• **Goal of the exercise**: Your job is to retype all of the data word for word, leaving every image out.
● ● ● ● ●
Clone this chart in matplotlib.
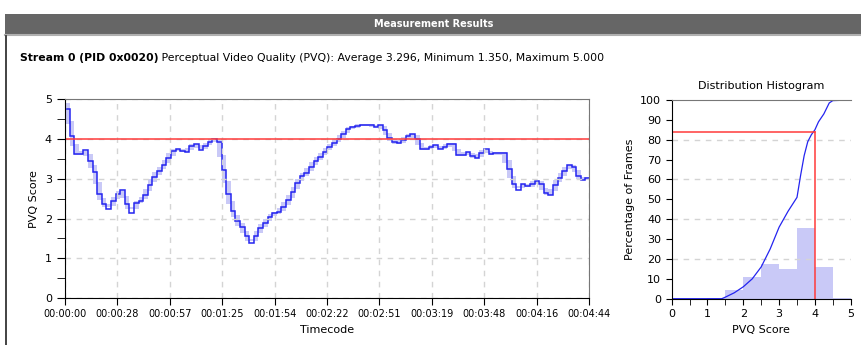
import numpy as np
import matplotlib.pyplot as plt
from matplotlib.patches import Rectangle
from matplotlib.lines import Line2D

plt.rcParams["font.family"] = ["DejaVu Sans"]

# PVQ score per 2.5 s interval
step_sec = 2.5
duration = 284.5
pvq = [4.75, 4.09, 3.63, 3.63, 3.73, 3.46, 3.17, 2.61, 2.38, 2.25,
       2.44, 2.61, 2.72, 2.38, 2.15, 2.39, 2.45, 2.60, 2.85, 3.06,
       3.21, 3.35, 3.52, 3.70, 3.75, 3.71, 3.69, 3.83, 3.89, 3.74,
       3.83, 3.94, 4.00, 3.92, 3.22, 2.62, 2.20, 1.93, 1.78, 1.55,
       1.38, 1.55, 1.76, 1.89, 2.05, 2.13, 2.16, 2.30, 2.46, 2.66,
       2.89, 3.07, 3.16, 3.31, 3.46, 3.56, 3.69, 3.81, 3.91, 4.01,
       4.12, 4.25, 4.30, 4.33, 4.37, 4.36, 4.37, 4.30, 4.36, 4.23,
       4.02, 3.94, 3.90, 3.98, 4.07, 4.14, 4.00, 3.75, 3.75, 3.80,
       3.86, 3.75, 3.80, 3.88, 3.87, 3.60, 3.60, 3.68, 3.58, 3.52,
       3.66, 3.75, 3.62, 3.64, 3.64, 3.64, 3.24, 2.86, 2.72, 2.86,
       2.81, 2.86, 2.95, 2.86, 2.64, 2.59, 2.85, 3.03, 3.20, 3.35,
       3.31, 3.08, 2.97, 3.03]
pvq_max = 5.000
threshold = 4.0

tick_secs = [i * duration / 10 for i in range(11)]
tick_labels = ["00:00:00", "00:00:28", "00:00:57", "00:01:25", "00:01:54",
               "00:02:22", "00:02:51", "00:03:19", "00:03:48", "00:04:16",
               "00:04:44"]

# distribution histogram (0.5 wide bins) and cumulative curve
bin_left = [0.0, 0.5, 1.0, 1.5, 2.0, 2.5, 3.0, 3.5, 4.0, 4.5]
hist_pct = [0.0, 0.0, 0.5, 4.5, 11.0, 17.5, 15.0, 35.5, 16.0, 0.4]
cdf_score = [0, 1.4, 1.5, 1.75, 2.0, 2.25, 2.5, 2.75, 3.0, 3.25, 3.5, 3.6,
             3.7, 3.8, 3.9, 4.0, 4.1, 4.25, 4.4, 4.5, 5.0]
cdf_pct = [0, 0, 0.8, 3, 6, 10, 16, 25, 36, 44, 51, 62, 72, 79, 82.5, 85,
           89, 93, 98.5, 99.7, 100]

line_col = "#2424f0"
shade_col = "#c9c9f7"
red_col = "#ff3b3b"
grid_col = "#d4d4d4"

fig = plt.figure(figsize=(8.62, 3.45), dpi=100)

# header bar
fig.patches.append(Rectangle((5 / 862, 1 - 34 / 345), 857 / 862, 20 / 345,
                             transform=fig.transFigure, facecolor="#666666",
                             edgecolor="none"))
fig.lines.append(Line2D([5 / 862, 1], [1 - 35 / 345] * 2, transform=fig.transFigure,
                        color="#b0b0b0", lw=1.5))
fig.lines.append(Line2D([6 / 862] * 2, [0, 1 - 36 / 345], transform=fig.transFigure,
                        color="#222222", lw=1.2))
fig.text(434 / 862, 1 - 24 / 345, "Measurement Results", color="white",
         fontsize=7, fontweight="bold", ha="center", va="center")

# main time series
ax = fig.add_axes([65 / 862, 1 - 298 / 345, 524 / 862, 198.5 / 345])
v = np.array(pvq)
edges = np.append(np.arange(len(v)) * step_sec, duration)
prev = np.concatenate([[pvq_max], v[:-1]])
nxt = np.concatenate([v[1:], [v[-1]]])
lo = np.minimum((prev + v) / 2, (v + nxt) / 2) - 0.03
hi = np.maximum((prev + v) / 2, (v + nxt) / 2) + 0.03
ax.bar(edges[:-1], hi - lo, bottom=lo, width=np.diff(edges), align="edge",
       color=shade_col, linewidth=0)
ax.stairs(v, edges, baseline=None, color=line_col, lw=1.1)
ax.axhline(threshold, color=red_col, lw=1.1)

ax.set_xlim(0, duration)
ax.set_ylim(0, 5)
ax.set_xticks(tick_secs)
ax.set_xticklabels(tick_labels, fontsize=7)
ax.set_yticks(range(6))
ax.set_yticks(np.arange(0.5, 5, 1), minor=True)
ax.tick_params(axis="y", which="both", length=6, labelsize=8)
ax.tick_params(axis="x", length=5, labelsize=7, pad=3)
ax.grid(True, ls=(0, (4, 4)), color=grid_col, lw=1)
for s in ["top", "right"]:
    ax.spines[s].set_color("#777777")
ax.set_xlabel("Timecode", fontsize=8)
ax.set_ylabel("PVQ Score", fontsize=8)

# stream summary line
t1 = fig.text(20 / 862, 1 - 58 / 345, "Stream 0 (PID 0x0020)", fontsize=7.8,
              fontweight="bold", va="center")
ax.annotate(" Perceptual Video Quality (PVQ): Average 3.296, Minimum 1.350, "
            "Maximum 5.000", xy=(1, 0), xycoords=t1, va="bottom", fontsize=7.8,
            annotation_clip=False)

# distribution histogram
ax2 = fig.add_axes([671.7 / 862, 1 - 298.7 / 345, 179 / 862, 198.7 / 345])
ax2.bar(bin_left, hist_pct, width=0.5, align="edge", color=shade_col, linewidth=0)
for g in [20, 40, 60, 80]:
    ax2.axhline(g, color=grid_col, ls=(0, (4, 4)), lw=1)
ax2.plot(cdf_score, cdf_pct, color=line_col, lw=0.9)
below = sum(h for b, h in zip(bin_left, hist_pct) if b < threshold)
ax2.plot([0, threshold], [below, below], color=red_col, lw=1.1)
ax2.plot([threshold, threshold], [0, below], color=red_col, lw=1.1)
ax2.set_xlim(0, 5)
ax2.set_ylim(0, 100)
ax2.set_xticks(range(6))
ax2.set_xticks(np.arange(0.5, 5, 1), minor=True)
ax2.set_yticks(range(0, 101, 10))
ax2.tick_params(axis="both", which="both", length=4, labelsize=8)
ax2.spines["top"].set_color("#777777")
ax2.spines["right"].set_visible(False)
ax2.set_title("Distribution Histogram", fontsize=8, pad=8)
ax2.set_xlabel("PVQ Score", fontsize=8)
ax2.set_ylabel("Percentage of Frames", fontsize=8)

fig.savefig("out.png", dpi=100)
● ● ● ● ●
• **Exercise solution**:
Clone this chart in matplotlib.
import numpy as np
import matplotlib.pyplot as plt
from matplotlib.patches import Rectangle
from matplotlib.lines import Line2D

plt.rcParams["font.family"] = ["DejaVu Sans"]

# PVQ score per 2.5 s interval
step_sec = 2.5
duration = 284.5
pvq = [4.75, 4.09, 3.63, 3.63, 3.73, 3.46, 3.17, 2.61, 2.38, 2.25,
       2.44, 2.61, 2.72, 2.38, 2.15, 2.39, 2.45, 2.60, 2.85, 3.06,
       3.21, 3.35, 3.52, 3.70, 3.75, 3.71, 3.69, 3.83, 3.89, 3.74,
       3.83, 3.94, 4.00, 3.92, 3.22, 2.62, 2.20, 1.93, 1.78, 1.55,
       1.38, 1.55, 1.76, 1.89, 2.05, 2.13, 2.16, 2.30, 2.46, 2.66,
       2.89, 3.07, 3.16, 3.31, 3.46, 3.56, 3.69, 3.81, 3.91, 4.01,
       4.12, 4.25, 4.30, 4.33, 4.37, 4.36, 4.37, 4.30, 4.36, 4.23,
       4.02, 3.94, 3.90, 3.98, 4.07, 4.14, 4.00, 3.75, 3.75, 3.80,
       3.86, 3.75, 3.80, 3.88, 3.87, 3.60, 3.60, 3.68, 3.58, 3.52,
       3.66, 3.75, 3.62, 3.64, 3.64, 3.64, 3.24, 2.86, 2.72, 2.86,
       2.81, 2.86, 2.95, 2.86, 2.64, 2.59, 2.85, 3.03, 3.20, 3.35,
       3.31, 3.08, 2.97, 3.03]
pvq_max = 5.000
threshold = 4.0

tick_secs = [i * duration / 10 for i in range(11)]
tick_labels = ["00:00:00", "00:00:28", "00:00:57", "00:01:25", "00:01:54",
               "00:02:22", "00:02:51", "00:03:19", "00:03:48", "00:04:16",
               "00:04:44"]

# distribution histogram (0.5 wide bins) and cumulative curve
bin_left = [0.0, 0.5, 1.0, 1.5, 2.0, 2.5, 3.0, 3.5, 4.0, 4.5]
hist_pct = [0.0, 0.0, 0.5, 4.5, 11.0, 17.5, 15.0, 35.5, 16.0, 0.4]
cdf_score = [0, 1.4, 1.5, 1.75, 2.0, 2.25, 2.5, 2.75, 3.0, 3.25, 3.5, 3.6,
             3.7, 3.8, 3.9, 4.0, 4.1, 4.25, 4.4, 4.5, 5.0]
cdf_pct = [0, 0, 0.8, 3, 6, 10, 16, 25, 36, 44, 51, 62, 72, 79, 82.5, 85,
           89, 93, 98.5, 99.7, 100]

line_col = "#2424f0"
shade_col = "#c9c9f7"
red_col = "#ff3b3b"
grid_col = "#d4d4d4"

fig = plt.figure(figsize=(8.62, 3.45), dpi=100)

# header bar
fig.patches.append(Rectangle((5 / 862, 1 - 34 / 345), 857 / 862, 20 / 345,
                             transform=fig.transFigure, facecolor="#666666",
                             edgecolor="none"))
fig.lines.append(Line2D([5 / 862, 1], [1 - 35 / 345] * 2, transform=fig.transFigure,
                        color="#b0b0b0", lw=1.5))
fig.lines.append(Line2D([6 / 862] * 2, [0, 1 - 36 / 345], transform=fig.transFigure,
                        color="#222222", lw=1.2))
fig.text(434 / 862, 1 - 24 / 345, "Measurement Results", color="white",
         fontsize=7, fontweight="bold", ha="center", va="center")

# main time series
ax = fig.add_axes([65 / 862, 1 - 298 / 345, 524 / 862, 198.5 / 345])
v = np.array(pvq)
edges = np.append(np.arange(len(v)) * step_sec, duration)
prev = np.concatenate([[pvq_max], v[:-1]])
nxt = np.concatenate([v[1:], [v[-1]]])
lo = np.minimum((prev + v) / 2, (v + nxt) / 2) - 0.03
hi = np.maximum((prev + v) / 2, (v + nxt) / 2) + 0.03
ax.bar(edges[:-1], hi - lo, bottom=lo, width=np.diff(edges), align="edge",
       color=shade_col, linewidth=0)
ax.stairs(v, edges, baseline=None, color=line_col, lw=1.1)
ax.axhline(threshold, color=red_col, lw=1.1)

ax.set_xlim(0, duration)
ax.set_ylim(0, 5)
ax.set_xticks(tick_secs)
ax.set_xticklabels(tick_labels, fontsize=7)
ax.set_yticks(range(6))
ax.set_yticks(np.arange(0.5, 5, 1), minor=True)
ax.tick_params(axis="y", which="both", length=6, labelsize=8)
ax.tick_params(axis="x", length=5, labelsize=7, pad=3)
ax.grid(True, ls=(0, (4, 4)), color=grid_col, lw=1)
for s in ["top", "right"]:
    ax.spines[s].set_color("#777777")
ax.set_xlabel("Timecode", fontsize=8)
ax.set_ylabel("PVQ Score", fontsize=8)

# stream summary line
t1 = fig.text(20 / 862, 1 - 58 / 345, "Stream 0 (PID 0x0020)", fontsize=7.8,
              fontweight="bold", va="center")
ax.annotate(" Perceptual Video Quality (PVQ): Average 3.296, Minimum 1.350, "
            "Maximum 5.000", xy=(1, 0), xycoords=t1, va="bottom", fontsize=7.8,
            annotation_clip=False)

# distribution histogram
ax2 = fig.add_axes([671.7 / 862, 1 - 298.7 / 345, 179 / 862, 198.7 / 345])
ax2.bar(bin_left, hist_pct, width=0.5, align="edge", color=shade_col, linewidth=0)
for g in [20, 40, 60, 80]:
    ax2.axhline(g, color=grid_col, ls=(0, (4, 4)), lw=1)
ax2.plot(cdf_score, cdf_pct, color=line_col, lw=0.9)
below = sum(h for b, h in zip(bin_left, hist_pct) if b < threshold)
ax2.plot([0, threshold], [below, below], color=red_col, lw=1.1)
ax2.plot([threshold, threshold], [0, below], color=red_col, lw=1.1)
ax2.set_xlim(0, 5)
ax2.set_ylim(0, 100)
ax2.set_xticks(range(6))
ax2.set_xticks(np.arange(0.5, 5, 1), minor=True)
ax2.set_yticks(range(0, 101, 10))
ax2.tick_params(axis="both", which="both", length=4, labelsize=8)
ax2.spines["top"].set_color("#777777")
ax2.spines["right"].set_visible(False)
ax2.set_title("Distribution Histogram", fontsize=8, pad=8)
ax2.set_xlabel("PVQ Score", fontsize=8)
ax2.set_ylabel("Percentage of Frames", fontsize=8)

fig.savefig("out.png", dpi=100)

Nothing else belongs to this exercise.